** Required task **
Print exactly the lines from the first one down to the line that contains "import seaborn as sns", both included, and skip the pictures.

○ ○ ○

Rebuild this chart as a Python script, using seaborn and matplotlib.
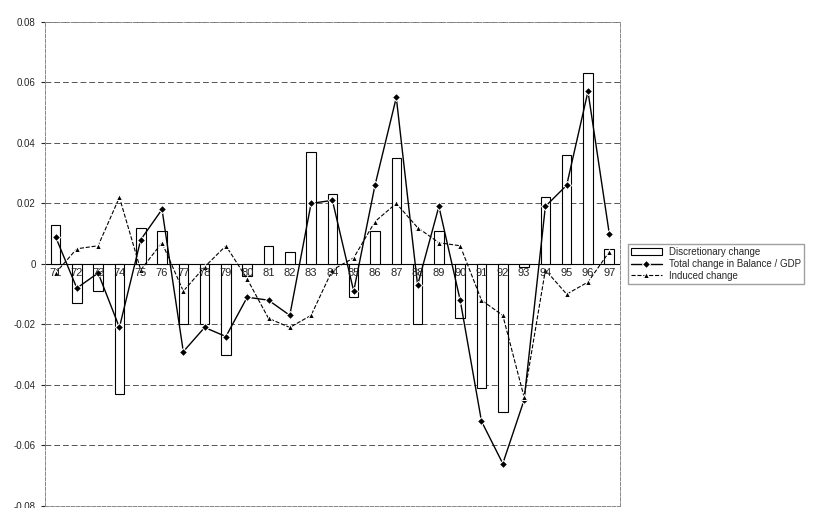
import numpy as np
import pandas as pd
import matplotlib
matplotlib.use('Agg')
import matplotlib.pyplot as plt
import seaborn as sns

years = ['71', '72', '73', '74', '75', '76', '77', '78', '79', '80', '81', '82', '83', '84',
         '85', '86', '87', '88', '89', '90', '91', '92', '93', '94', '95', '96', '97']
discretionary = [0.013, -0.013, -0.009, -0.043, 0.012, 0.011, -0.020, -0.020, -0.030, -0.004,
                 0.006, 0.004, 0.037, 0.023, -0.011, 0.011, 0.035, -0.020, 0.011, -0.018,
                 -0.041, -0.049, -0.001, 0.022, 0.036, 0.063, 0.005]
total = [0.009, -0.008, -0.003, -0.021, 0.008, 0.018, -0.029, -0.021, -0.024, -0.011,
         -0.012, -0.017, 0.020, 0.021, -0.009, 0.026, 0.055, -0.007, 0.019, -0.012,
         -0.052, -0.066, -0.045, 0.019, 0.026, 0.057, 0.010]
induced = [-0.003, 0.005, 0.006, 0.022, -0.002, 0.007, -0.009, -0.001, 0.006, -0.005,
           -0.018, -0.021, -0.017, -0.002, 0.002, 0.014, 0.020, 0.012, 0.007, 0.006,
           -0.012, -0.017, -0.044, -0.002, -0.010, -0.006, 0.004]

df = pd.DataFrame({'pos': np.arange(len(years)), 'year': years, 'disc': discretionary,
                   'total': total, 'induced': induced})

sns.set_style('white')
plt.rcParams['font.family'] = ['Liberation Sans', 'DejaVu Sans']

fig = plt.figure(figsize=(8.31, 5.08), dpi=100)
ax = fig.add_axes([0.054, 0.004, 0.692, 0.953])

ax.bar(df['pos'], df['disc'], width=0.45, color='white', edgecolor='black', linewidth=0.8,
       label='Discretionary change', zorder=2)
sns.lineplot(data=df, x='pos', y='total', ax=ax, color='black', marker='D', markersize=4,
             linewidth=1.0, label='Total change in Balance / GDP', zorder=3)
sns.lineplot(data=df, x='pos', y='induced', ax=ax, color='black', marker='^', markersize=5,
             linewidth=0.8, linestyle='--', label='Induced change', zorder=3)

ax.set_xlim(-0.5, len(years) - 0.5)
ax.set_ylim(-0.08, 0.08)
ticks = np.arange(-0.08, 0.081, 0.02)
ax.set_yticks(ticks)
ax.set_yticklabels([f'{v:.2f}' if abs(v) > 1e-9 else '0' for v in ticks])
ax.tick_params(axis='y', labelsize=7, length=3, left=True)
ax.set_xticks([])
ax.set_xlabel('')
ax.set_ylabel('')
for p, y in zip(df['pos'], years):
    ax.text(p, -0.0015, y, ha='center', va='top', fontsize=8, zorder=4)
ax.axhline(0, color='black', linewidth=0.8, zorder=1)
ax.grid(axis='y', color='#555555', linestyle=(0, (6, 3)), linewidth=0.7)
ax.set_axisbelow(True)
for s in ax.spines.values():
    s.set_color('#888888')
    s.set_linestyle('--')
    s.set_linewidth(0.7)

handles, labels = ax.get_legend_handles_labels()
order = [labels.index('Discretionary change'), labels.index('Total change in Balance / GDP'),
         labels.index('Induced change')]
ax.legend([handles[i] for i in order], [labels[i] for i in order],
          loc='center left', bbox_to_anchor=(1.005, 0.5), fontsize=7, frameon=True,
          fancybox=False, edgecolor='#888888', handlelength=3.2, borderpad=0.3,
          labelspacing=0.2)

fig.savefig('out.png', dpi=100)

○ ○ ○

** Response **
Rebuild this chart as a Python script, using seaborn and matplotlib.
import numpy as np
import pandas as pd
import matplotlib
matplotlib.use('Agg')
import matplotlib.pyplot as plt
import seaborn as sns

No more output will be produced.